Reporter: Adisti Dini Indreswari | Editor: Sandy Baskoro
JAKARTA. Pasar properti Indonesia tumbuh cukup tinggi dalam beberapa tahun terakhir. Namun, Indonesia Property Watch (IPW) meramalkan ada kemungkinan terjadi pelambatan pasar properti nasional mulai tahun ini.
IPW mencatat, siklus properti Indonesia mulai masuk percepatan, setelah lolos dari krisis ekonomi global pada tahun 2009. Indikatornya, tahun ini merupakan titik tertinggi pasar properti. "Pelambatan pasar properti sudah dirasakan sejak awal tahun ini, dengan mulai kenaikan harga yang lambat dan proyek properti baru berkurang dibandingkan pada tahun-tahun sebelumnya," ungkap Direktur Eksekutif IPW, Ali Tranghada, akhir pekan lalu.
Faktor lain yang menyebabkan pasar properti menyusut, menurut Ali, adalah harga properti yang sudah terlalu tinggi di pasar primer, tapi tidak diimbangi oleh pasar sekunder. Kondisi tersebut menyebabkan pasar akan bergerak ke keseimbangan baru pada tahun ini.

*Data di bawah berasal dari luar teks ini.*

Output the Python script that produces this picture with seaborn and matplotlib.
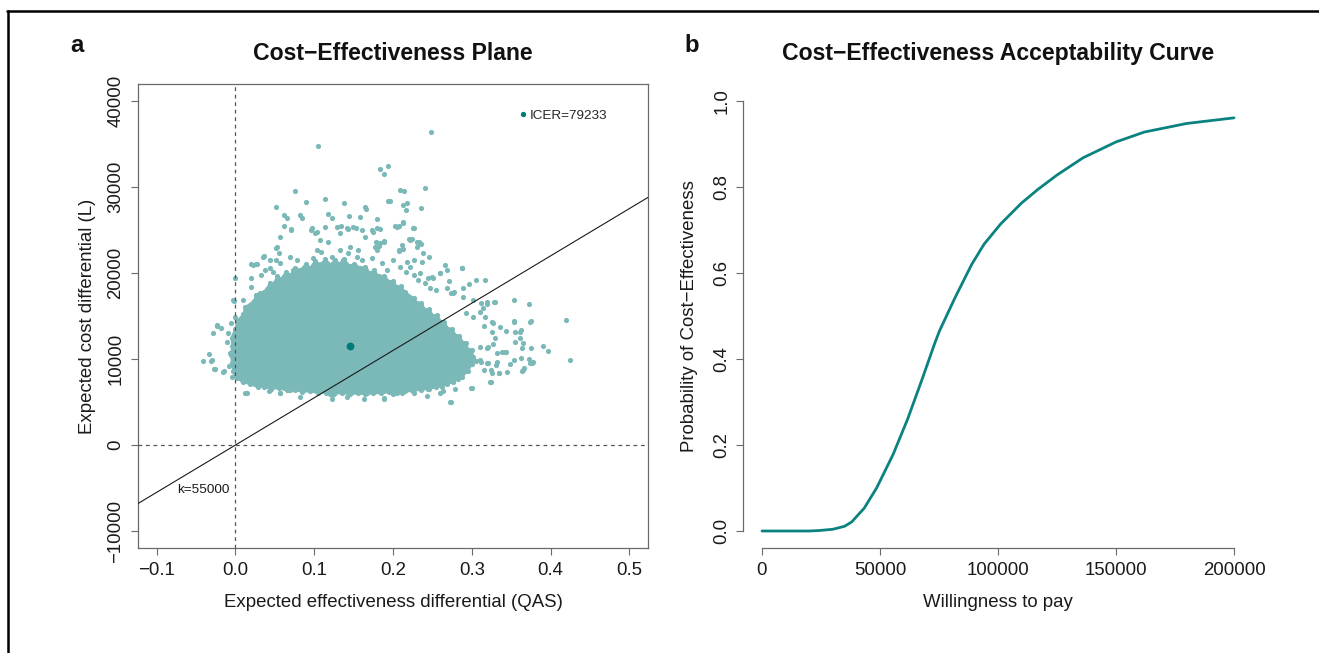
import matplotlib
matplotlib.use("Agg")
import matplotlib.pyplot as plt
from matplotlib.lines import Line2D
import seaborn as sns

# ---------------- data ----------------
# Panel a: dense core of the simulation cloud (outline, data units)
CORE_EFF = [0.010, 0.002, -0.003, -0.004, -0.006, -0.004, -0.005, 0.000, 0.002, 0.010,
            0.012, 0.024, 0.026, 0.036, 0.040, 0.044, 0.048, 0.053, 0.058, 0.064,
            0.070, 0.076, 0.082, 0.089, 0.095, 0.101, 0.108, 0.114, 0.120, 0.126,
            0.132, 0.138, 0.145, 0.151, 0.158, 0.164, 0.170, 0.176, 0.182, 0.189,
            0.195, 0.200, 0.205, 0.210, 0.215, 0.226, 0.231, 0.236, 0.241, 0.246,
            0.251, 0.256, 0.261, 0.265, 0.270, 0.275, 0.280, 0.284, 0.289, 0.292,
            0.296, 0.300, 0.302, 0.305, 0.300, 0.295, 0.287, 0.282, 0.276, 0.268,
            0.262, 0.254, 0.245, 0.235, 0.225, 0.215, 0.205, 0.195, 0.185, 0.175,
            0.165, 0.155, 0.145, 0.135, 0.125, 0.115, 0.105, 0.095, 0.085, 0.075,
            0.065, 0.055, 0.045, 0.036, 0.028, 0.018]
CORE_COST = [7300, 7800, 8600, 9500, 10500, 11500, 12500, 13500, 14400, 15200,
             16000, 16800, 17500, 17800, 18200, 18900, 18700, 19600, 19300, 20100,
             19800, 20600, 20300, 21000, 20600, 21400, 21000, 21600, 20900, 21500,
             21100, 21600, 20800, 21100, 20600, 20700, 20000, 20300, 19600, 19700,
             19000, 19100, 18400, 18500, 17800, 17100, 16500, 16500, 15700, 15800,
             15000, 15100, 14300, 14300, 13500, 13500, 12700, 12700, 11900, 11900,
             11000, 11000, 10200, 9800, 9400, 8600, 7900, 7700, 7300, 7100,
             6800, 6700, 6500, 6450, 6250, 6250, 6100, 6150, 6000, 6050,
             5900, 6000, 5900, 6050, 5950, 6150, 6050, 6250, 6200, 6400,
             6350, 6600, 6550, 6800, 6750, 7100]

# Panel a: individual simulation points outside the dense core
SCATTER_EFF = [
    0.105, 0.248, 0.183, 0.194, 0.188, 0.075, 0.114, 0.090, 0.138, 0.052,
    0.209, 0.214, 0.240, 0.193, 0.196, 0.213, 0.218, 0.216, 0.235, 0.165,
    0.166, 0.158, 0.144, 0.118, 0.123, 0.062, 0.066, 0.082, 0.084, 0.179,
    0.203, 0.208, 0.213, 0.225, 0.061, 0.070, 0.113, 0.129, 0.134, 0.153,
    0.143, 0.096, 0.101, 0.036, 0.053, 0.055, 0.052, 0.020, 0.026, 0.000,
    -0.002, 0.305, 0.317, 0.287, 0.266, 0.260, 0.271, 0.354, 0.372, 0.328,
    0.319, 0.314, 0.297, 0.289, 0.278, 0.274, 0.233, 0.230, 0.235, 0.220,
    0.224, 0.207, 0.213, 0.178, 0.182, 0.188, 0.173, 0.179, 0.183, 0.218,
    0.237, 0.244, 0.249,
    -0.041, -0.031, -0.033, -0.027, -0.015, -0.008, -0.029, -0.023, -0.018, -0.010,
    -0.006, 0.012, -0.005, -0.001, 0.043, 0.057, 0.068, 0.083, 0.122, 0.163,
    0.188, 0.123, 0.115, 0.211, 0.224, 0.244, 0.273, 0.263, 0.279, 0.299,
    0.324, 0.334, 0.331, 0.364, 0.366, 0.377, 0.372, 0.353, 0.348, 0.343,
    0.338, 0.375, 0.364, 0.390, 0.397, 0.424, 0.420, 0.375, 0.353, 0.362,
    0.355, 0.361, 0.343, 0.325, 0.315, 0.329, 0.327, 0.321, 0.345, 0.324,
    0.321, 0.312,
    0.056, 0.070, 0.035, 0.052, 0.022, 0.027, 0.020, 0.033, 0.044, 0.097,
    0.103, 0.107, 0.118, 0.103, 0.133, 0.141, 0.149, 0.160, 0.164, 0.175,
    0.145, 0.133, 0.156, 0.177, 0.183, 0.188, 0.207, 0.211, 0.221, 0.230,
    0.234, 0.226, 0.205, 0.212, 0.238, 0.245, 0.226, 0.221, 0.234, 0.251,
    0.260, 0.268, 0.287, 0.268, 0.276, 0.289, 0.302, 0.312, 0.319, 0.329,
    0.293, 0.302, 0.310, 0.317, 0.327, 0.325, 0.336, 0.353, 0.361, 0.374,
    0.355, 0.365, 0.310, 0.319, 0.332, 0.342, 0.310, 0.319, 0.332, 0.315,
    0.325, 0.334, 0.323, 0.300, 0.363, 0.374, 0.365, 0.378,
    -0.030, -0.024, -0.026, -0.016, -0.011, -0.007, -0.005, -0.003, -0.001, 0.010,
    0.014, 0.020, 0.020, 0.031, 0.014, 0.008, 0.014, 0.044, 0.056, 0.069,
    0.082,
    0.037, 0.044, 0.048, 0.056, 0.061, 0.069, 0.073, 0.078, 0.084, 0.090,
    0.099, 0.103, 0.109, 0.116, 0.122, 0.128, 0.137, 0.143, 0.149, 0.154,
    0.160, 0.166, 0.173, 0.179, 0.186, 0.192, 0.200, 0.209, 0.217, 0.226,
    0.232, 0.240, 0.247, 0.255,
    0.120, 0.141, 0.167, 0.188, 0.200, 0.226, 0.243, 0.260, 0.272,
]
SCATTER_COST = [
    34770, 36440, 32140, 32490, 31480, 29500, 28570, 28260, 28180, 27640,
    29660, 29500, 29850, 28340, 28340, 27910, 28110, 27330, 27530, 27720,
    27490, 26480, 26670, 26830, 26400, 26750, 26400, 26750, 26440, 26250,
    25510, 25510, 25900, 25280, 25470, 25120, 25390, 25350, 25430, 25200,
    25120, 25000, 24620, 22020, 23070, 22290, 21520, 21010, 21090, 19390,
    16790, 19190, 19190, 20620, 20930, 20040, 19070, 16860, 16400, 16670,
    16400, 15970, 18690, 18300, 17830, 17640, 23650, 23070, 23340, 23920,
    23920, 22600, 22760, 23610, 23180, 23690, 24970, 25200, 25090, 21320,
    21320, 19390, 19580,
    9770, 9770, 10580, 8840, 8610, 9190, 12990, 13840, 13650, 12990,
    14190, 6010, 7950, 8140, 6320, 6090, 6400, 6400, 5350, 5310,
    5310, 5820, 6010, 6010, 6400, 6480, 4970, 6280, 6480, 6590,
    7290, 8410, 9270, 8610, 8920, 9570, 9960, 9890, 9420, 10860,
    10860, 11240, 11240, 11510, 10970, 9890, 14540, 14460, 14460, 13370,
    13100, 12480, 13290, 14340, 13840, 12410, 11750, 11440, 8530, 8720,
    9500, 9690,
    24230, 25000, 21900, 22880, 20930, 21050, 19390, 19770, 20550, 25200,
    24810, 23840, 23640, 22680, 24620, 25200, 25390, 25000, 24230, 24810,
    22990, 22680, 22680, 23060, 23460, 23640, 22680, 23260, 23840, 23640,
    23460, 25200, 25390, 25850, 22290, 21900, 21520, 20740, 19970, 19390,
    19970, 20350, 20550, 18220, 17640, 17250, 16860, 16480, 16670, 16670,
    15320, 14920, 15500, 14920, 14150, 13180, 13760, 14340, 13180, 14340,
    12010, 11830, 11430, 11250, 10660, 10850, 9890, 9500, 9690, 8720,
    8340, 8340, 7360, 6590, 10080, 9500, 8720, 9690,
    9890, 13960, 8800, 8520, 12010, 10660, 9500, 16860, 14920, 16860,
    14920, 16080, 18410, 17640, 8340, 7560, 6010, 6400, 6010, 6400,
    5620,
    20350, 21520, 20160, 21130, 19570, 21900, 20350, 21520, 19770, 20740,
    21710, 20350, 22480, 21130, 21900, 20350, 21520, 22290, 20740, 21900,
    21520, 20350, 21710, 22680, 21130, 20350, 21520, 20740, 20160, 19770,
    19190, 18810, 18220, 18030,
    5900, 5600, 6000, 5500, 5900, 6100, 5700, 6000, 5050,
]

MEAN_EFF = 0.1452
MEAN_COST = 11505
ICER = 79233
K = 55000

X_TICKS_A = [-0.1, 0.0, 0.1, 0.2, 0.3, 0.4, 0.5]
Y_TICKS_A = [-10000, 0, 10000, 20000, 30000, 40000]

# Panel b: cost-effectiveness acceptability curve
WTP = [0, 10000, 20000, 24000, 30000, 35000, 38000, 43300, 48560, 55550,
       61690, 67840, 73090, 75170, 81820, 88840, 94070, 101100, 110000, 117000,
       125000, 136000, 150000, 162000, 180000, 200000]
PROB = [0.0, 0.0, 0.0, 0.001, 0.004, 0.011, 0.021, 0.053, 0.100, 0.178,
        0.260, 0.353, 0.435, 0.465, 0.543, 0.620, 0.667, 0.714, 0.763, 0.795,
        0.828, 0.868, 0.905, 0.928, 0.948, 0.961]
X_TICKS_B = [0, 50000, 100000, 150000, 200000]
Y_TICKS_B = [0.0, 0.2, 0.4, 0.6, 0.8, 1.0]

# ---------------- style ----------------
sns.set_style("ticks")
plt.rcParams['font.family'] = ['Liberation Sans', 'DejaVu Sans']
plt.rcParams['axes.unicode_minus'] = True

CLOUD = "#7BB9B8"
DARK = "#007B7B"
CURVE = "#0A8380"
SPINE = "#6a6a6a"
TXT = "#1a1a1a"
FS = 13.4
FS_SMALL = 9.7
FS_TITLE = 16.6

W, H = 1319, 653
fig = plt.figure(figsize=(W / 100, H / 100), dpi=100)


def fx(px):
    return px / W


def fy(py):
    return 1 - py / H


axA = fig.add_axes([fx(137.8), fy(548.2), fx(648.3) - fx(137.8), fy(83.9) - fy(548.2)])
axB = fig.add_axes([fx(743.1), fy(548.2), fx(1252.9) - fx(743.1), fy(83.9) - fy(548.2)])

# ---------------- panel a ----------------
axA.fill(CORE_EFF, CORE_COST, color=CLOUD, ec=CLOUD, lw=1.5, zorder=2)
sns.scatterplot(x=SCATTER_EFF + CORE_EFF, y=SCATTER_COST + CORE_COST, ax=axA,
                color=CLOUD, s=14, linewidth=0, zorder=2)
axA.axvline(0, color="#555555", lw=0.9, ls=(0, (3, 3)), zorder=3)
axA.axhline(0, color="#555555", lw=0.9, ls=(0, (3, 3)), zorder=3)
axA.axline((0, 0), slope=K, color="#1a1a1a", lw=0.8, zorder=3)
sns.scatterplot(x=[MEAN_EFF], y=[MEAN_COST], ax=axA, color=DARK, s=32,
                linewidth=0, zorder=4)
axA.text(-0.007, -5600, f"k={K}", ha="right", va="baseline",
         fontsize=FS_SMALL, color=TXT)

axA.set_xlim(-0.124, 0.524)
axA.set_ylim(-12000, 42000)
axA.set_xticks(X_TICKS_A)
axA.set_xticklabels([f"{v:.1f}".replace("-", "\u2212") for v in X_TICKS_A])
axA.set_yticks(Y_TICKS_A)
axA.set_yticklabels([f"{v:d}".replace("-", "\u2212") for v in Y_TICKS_A],
                    rotation=90, va="center")
axA.set_xlabel("")
axA.set_ylabel("")
for sp in axA.spines.values():
    sp.set_color(SPINE)
    sp.set_linewidth(0.9)
axA.tick_params(axis="both", length=5.2, width=0.8, color=SPINE,
                labelsize=FS, labelcolor=TXT)
axA.tick_params(axis="x", pad=5.0)
axA.tick_params(axis="y", pad=4.6)

handle = Line2D([], [], marker="o", ls="none", color=DARK, markersize=2.8)
axA.legend([handle], [f"ICER={ICER}"], loc="center left",
           bbox_to_anchor=((520.1 - 137.8) / 510.5, (548.2 - 115.7) / 464.3),
           frameon=False, fontsize=FS_SMALL, handlelength=0.4,
           handletextpad=0.3, borderpad=0, borderaxespad=0)

# ---------------- panel b ----------------
sns.lineplot(x=WTP, y=PROB, ax=axB, color=CURVE, lw=2.0)
axB.set_xlim(-8000, 208000)
axB.set_ylim(-0.04, 1.04)
axB.set_xticks(X_TICKS_B)
axB.set_xticklabels([str(v) for v in X_TICKS_B])
axB.set_yticks(Y_TICKS_B)
axB.set_yticklabels([f"{v:.1f}" for v in Y_TICKS_B], rotation=90, va="center")
axB.set_xlabel("")
axB.set_ylabel("")
axB.spines["top"].set_visible(False)
axB.spines["right"].set_visible(False)
axB.spines["left"].set_bounds(0, 1)
axB.spines["bottom"].set_bounds(0, 200000)
for sp in ("left", "bottom"):
    axB.spines[sp].set_color(SPINE)
    axB.spines[sp].set_linewidth(0.9)
axB.tick_params(axis="both", length=5.2, width=0.8, color=SPINE,
                labelsize=FS, labelcolor=TXT)
axB.tick_params(axis="x", pad=5.0)
axB.tick_params(axis="y", pad=4.0)

# ---------------- texts ----------------
fig.text(fx(393.0), fy(60), "Cost\u2212Effectiveness Plane", ha="center",
         va="baseline", fontsize=FS_TITLE, fontweight="bold", color="#111111")
fig.text(fx(998.0), fy(60), "Cost\u2212Effectiveness Acceptability Curve",
         ha="center", va="baseline", fontsize=FS_TITLE, fontweight="bold",
         color="#111111")
fig.text(fx(70), fy(51.7), "a", ha="left", va="baseline", fontsize=17.2,
         fontweight="bold", color="#111111")
fig.text(fx(684), fy(51.7), "b", ha="left", va="baseline", fontsize=17.2,
         fontweight="bold", color="#111111")

fig.text(fx(393.0), fy(607), "Expected effectiveness differential (QAS)",
         ha="center", va="baseline", fontsize=FS, color=TXT)
fig.text(fx(998.0), fy(607), "Willingness to pay", ha="center",
         va="baseline", fontsize=FS, color=TXT)
fig.text(fx(91.7), fy(316), "Expected cost differential (L)", rotation=90,
         rotation_mode="anchor", ha="center", va="baseline", fontsize=FS,
         color=TXT)
fig.text(fx(694), fy(316), "Probability of Cost\u2212Effectiveness",
         rotation=90, rotation_mode="anchor", ha="center", va="baseline",
         fontsize=FS, color=TXT)

# ---------------- outer frame (top and left edges) ----------------
fig.add_artist(Line2D([fx(8.3), fx(8.3)], [0, fy(11)], transform=fig.transFigure,
                      color="black", lw=1.8))
fig.add_artist(Line2D([fx(7.4), 1], [fy(11), fy(11)], transform=fig.transFigure,
                      color="black", lw=1.8))

fig.savefig("out.png", dpi=100)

Namun demikian, IPW memperkirakan pelambatan pertumbuhan hanya terjadi pada segmen menengah ke atas. "Para pelaku pasar, khususnya pengembang dan investor, mulai merasakan kejenuhan. Mereka mulai bergeser ke segmen menengah dengan tangkapan end user lebih banyak," ujar Ali.
Kendati begitu, peningkatan pasar properti untuk kelas menengah ini bisa memicu masalah baru, yaitu kenaikan harga lahan yang sedianya disiapkan untuk masyarakat berpenghasilan rendah (MBR). Itulah sebabnya, Ali menilai, pembuatan mekanisme bank tanah (land bank) maupun instrumen subsidi lain, termasuk Tabungan Perumahan Rakyat (Tapera) sangat mendesak.
Sedangkan Ketua Umum Persatuan Perusahaan Real Estat Indonesia (REI) Setyo Maharso masih optimistis pasar properti Indonesia bisa tumbuh tahun ini. Dia memprediksi, pertumbuhan tahun ini mencapai 20%, lebih tinggi ketimbang tahun lalu yang hanya 16%-17%.
Dilihat dari kacamata pengembang, pasar properti masih berada dalam tren naik. "Pendorongnya adalah regulasi tahun ini relatif lebih siap daripada tahun lalu," ujar Setyo ketika dihubungi KONTAN, Selasa (26/3) pekan lalu.
Misalnya, aturan yang menaikkan harga rumah yang bisa memperoleh Fasilitas Likuiditas Pembiayaan Perumahan (FLPP), atau penghapusan peraturan mengenai rumah tipe 36. "Selain itu, suku bunga Kredit Kepemilikan Rumah (KPR) juga masih rendah," ungkap Setyo.
Namun, Setyo setuju permintaan paling tinggi tahun ini terjadi untuk properti kelas menengah, yaitu properti dengan harga antara Rp 300 juta hingga Rp 600 juta. Sayangnya, saat ini pasokan rumah yang berada dalam kisaran harga tersebut sulit ditemui di pusat kota Jakarta.
Setyo memperkirakan, pertumbuhan properti Indonesia baru akan melambat pada tahun depan. Maklum, pada tahun tersebut, Indonesia akan menggelar pesta demokrasi yaitu pemilihan umum yang bisa membuat kondisi sosial politik tidak stabil.